On Tuesday, April 25, at 3:30 pm in Dumbach 119, Dr. Kenneth Pomeranz will present "How Did China Get So Big? Redefining the Realm and its Subjects, c. 1750-1900." 

It is now well-known that the Manchu rulers of the Qing dynasty (1644-1912) sharply altered their predecessors’ understandings of what it meant to rule “all under heaven”; meanwhile Qing conquests doubled the empire’s land area.  Initially, much of the Chinese elite saw much of this new territory as mere buffer zones, to be occupied only insofar as this kept hostile nomads from doing so.   A central reason for this skepticism was that many of the newly-acquired lands were ill-suited to agriculture, the “fundamental occupation” of “civilized” life.

By roughly 1850, however, Han literati came to see many frontier regions as properly “Chinese” territory. More gradually, they also came to see certain previously despised groups of people – including such common frontier figures as miners and loggers -- as potential “good subjects.” These transformations – influenced both by changes in official discourse and changes in who was actually migrating – set  the stage for further changes later: ones which re-imagined China’s far west as resource-rich territories which had to be held and “developed,” even when the Chinese state was hard-pressed on other fronts.  A still further shift occurred in the 20th century, in which the people involved in exploiting these remote territories, not only ceased to be denigrated as dangerous “drifters,” but came to be seen as part of the vanguard of the nation. The lecture begins with a description of the intellectual changes described above, but focuses primarily on how they turned into policies on the ground, and how the implications of these shifts differed sharply between the northwestern (Xijniang) and southwestern (Yunnan, and to a lesser extent Tibet)

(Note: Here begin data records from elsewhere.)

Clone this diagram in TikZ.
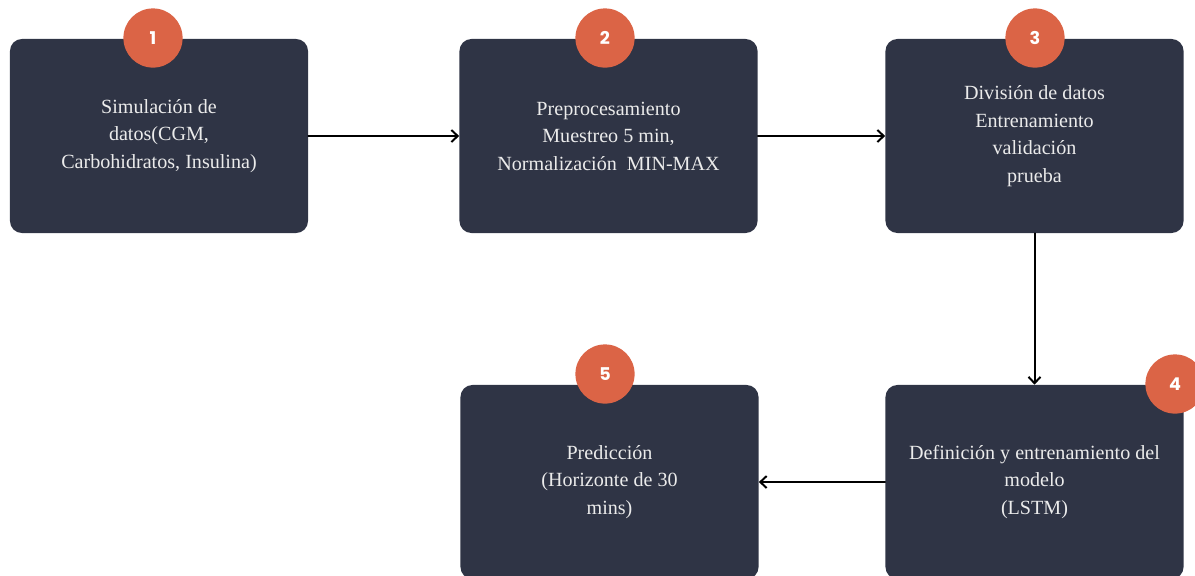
\documentclass[tikz,border=0pt]{standalone}
\usepackage{fontspec}
\setmainfont{Liberation Serif}
\newfontfamily\numfont{Poppins}
\usetikzlibrary{arrows.meta}

\definecolor{boxnavy}{HTML}{2F3445}
\definecolor{badgeorange}{HTML}{DB6446}
\definecolor{boxtext}{HTML}{EBEBEB}

\begin{document}
\begin{tikzpicture}[
			x=0.025cm, y=-0.025cm,
			line cap=round,
			line join=round,
			stage/.style={fill=boxnavy, rounded corners=0.3cm, minimum width=7.45cm,
				minimum height=4.85cm, align=center, text=boxtext,
				font=\fontsize{14.3}{19.6}\selectfont},
			badge/.style={circle, fill=badgeorange, minimum size=1.48cm, inner sep=0pt,
				text=white, font=\numfont\bfseries\fontsize{12.5}{14}\selectfont},
			flow/.style={-{Straight Barb[length=1.6mm, width=3mm, line width=1.4pt]}, line width=1.4pt}
			]
			\useasboundingbox (0,0) rectangle (1195,575);
			\clip (0,0) rectangle (1195,575);
			
			% Stages
			\node[stage] (sim) at (159,136) {Simulación de\\datos(CGM,\\Carbohidratos, Insulina)};
			\node[stage] (prep) at (608.5,136) {Preprocesamiento\\Muestreo 5 min,\\Normalización\ \ MIN-MAX};
			\node[stage] (split) at (1034.5,136) {División de datos\\Entrenamiento\\validación\\prueba};
			\node[stage] (lstm) at (1034.5,482) {Definición y entrenamiento del\\modelo\\(LSTM)};
			\node[stage] (pred) at (609.5,482) {Predicción\\(Horizonte de 30\\mins)};
			
			% Step numbers
			\node[badge] (n1) at (153,38) {1};
			\node[badge] (n2) at (605,38) {2};
			\node[badge] (n3) at (1035,38) {3};
			\node[badge] (n4) at (1175,384) {4};
			\node[badge] (n5) at (605,374) {5};
			
			% Flow between stages
			\draw[flow] (sim) -- (prep);
			\draw[flow] (prep) -- (split);
			\draw[flow] (split) -- (lstm);
			\draw[flow] (lstm) -- (pred);
		\end{tikzpicture}
\end{document}
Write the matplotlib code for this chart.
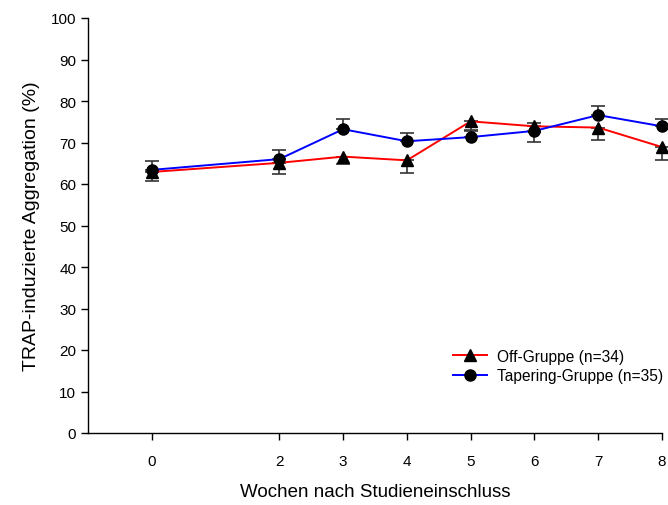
import matplotlib
matplotlib.use("Agg")
import matplotlib.pyplot as plt
from matplotlib.lines import Line2D

plt.rcParams['font.family'] = ['Liberation Sans', 'DejaVu Sans']

weeks = [0, 2, 3, 4, 5, 6, 7, 8]
off_mean = [62.9, 65.1, 66.6, 65.7, 75.1, 73.9, 73.6, 68.9]
off_err_low = [2.2, 2.8, 1.7, 3.0, 2.4, 3.7, 3.1, 3.0]
tap_mean = [63.4, 66.0, 73.2, 70.3, 71.3, 72.8, 76.6, 73.9]
tap_err_up = [2.2, 2.3, 2.4, 2.0, 1.8, 2.0, 2.1, 1.8]
xticks = [0, 2, 3, 4, 5, 6, 7, 8]
yticks = [0, 10, 20, 30, 40, 50, 60, 70, 80, 90, 100]

fig = plt.figure(figsize=(6.68, 5.06), dpi=100)
ax = fig.add_axes([88/668, 72/506, (662-88)/668, (434-19)/506])

# error bars
ax.errorbar(weeks, off_mean, yerr=[off_err_low, [0]*len(weeks)], fmt='none',
            ecolor='#333333', elinewidth=1.2, capsize=5, capthick=1.2, clip_on=False, zorder=2)
ax.errorbar(weeks, tap_mean, yerr=[[0]*len(weeks), tap_err_up], fmt='none',
            ecolor='#333333', elinewidth=1.2, capsize=5, capthick=1.2, clip_on=False, zorder=2)

ax.plot(weeks, off_mean, color='#ff0000', lw=1.4, zorder=3, clip_on=False)
ax.plot(weeks, tap_mean, color='#0000ff', lw=1.4, zorder=3, clip_on=False)
ax.plot(weeks, off_mean, ls='none', marker='^', ms=8, color='black', zorder=4, clip_on=False)
ax.plot(weeks, tap_mean, ls='none', marker='o', ms=8, color='black', zorder=4, clip_on=False)

ax.set_xlim(-1, 8)
ax.set_ylim(0, 100)
ax.set_xticks(xticks)
ax.set_yticks(yticks)
ax.spines['top'].set_visible(False)
ax.spines['right'].set_visible(False)
for s in ['left', 'bottom']:
    ax.spines[s].set_linewidth(1.0)
ax.tick_params(axis='both', direction='out', length=5, width=1, labelsize=11)
ax.tick_params(axis='x', pad=10)
ax.set_xlabel('Wochen nach Studieneinschluss', fontsize=13.5, labelpad=11)
ax.set_ylabel('TRAP-induzierte Aggregation (%)', fontsize=14, labelpad=8)

h1 = Line2D([], [], color='#ff0000', lw=1.4, marker='^', ms=8, mfc='black', mec='black')
h2 = Line2D([], [], color='#0000ff', lw=1.4, marker='o', ms=8, mfc='black', mec='black')
ax.legend([h1, h2], ['Off-Gruppe (n=34)', 'Tapering-Gruppe (n=35)'], frameon=False,
          fontsize=11.2, handlelength=2.2, loc='lower right',
          bbox_to_anchor=(1.012, 0.105), borderaxespad=0, labelspacing=0.3, handletextpad=0.6)

fig.savefig('out.png', dpi=100)
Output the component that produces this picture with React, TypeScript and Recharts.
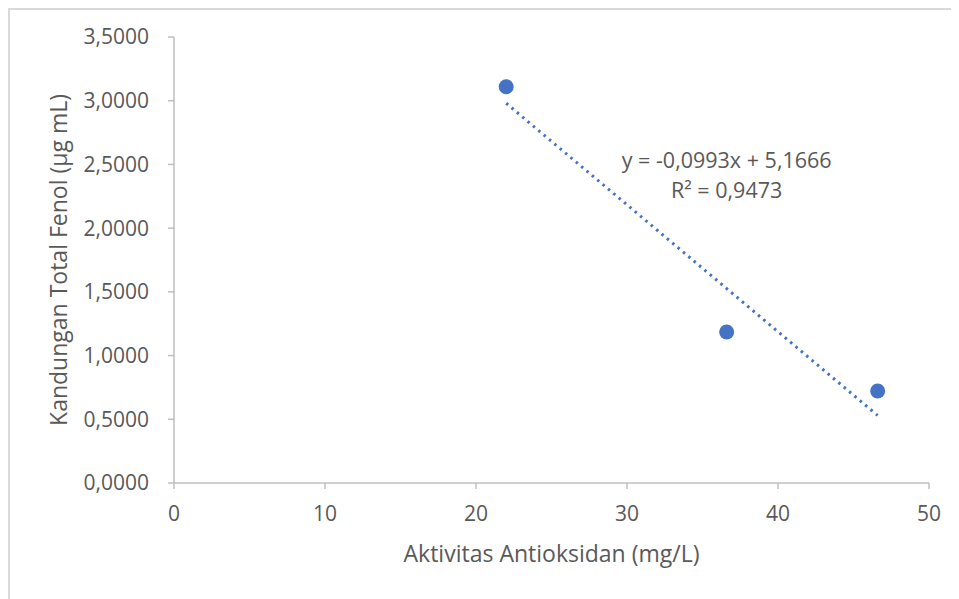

Kenneth Pomeranz is a University Professor of History and in the College at the University of Chicago; he previously taught at the University of California, Irvine. His work focuses mostly on China, though he is also very interested in comparative and world history. Most of his research is in social, economic, and environmental history, though he has also worked on state formation, imperialism, religion, gender, and other topics. His publications include The Great Divergence: China, Europe, and the Making of the Modern World Economy (2000), which won the John K. Fairbank Prize from the AHA, and shared the World History Association book prize; The Making of a Hinterland: State, Society and Economy in Inland North China, 1853–1937 (1993), which also won the Fairbank Prize; The World that Trade Created (with Steven Topik, first edition 1999, 3rd edition 2012), and a collection of his essays, recently published in France. He has also edited or co-edited five books, and was one of the founding editors of the Journal of Global History. He is a fellow of the American Academy of Arts and Sciences and has received fellowships from the Guggenheim Foundation, the American Philosophical Society, American Council of Learned Societies, the Institute for Advanced Studies, the National Endowment for the Humanities, and other sources. His current projects include a history of Chinese political economy from the seventeenth century to the present, and a book called Why Is China So Big? which tries to explain, from various perspectives, how and why contemporary China's huge land mass and population have wound up forming a single political unit.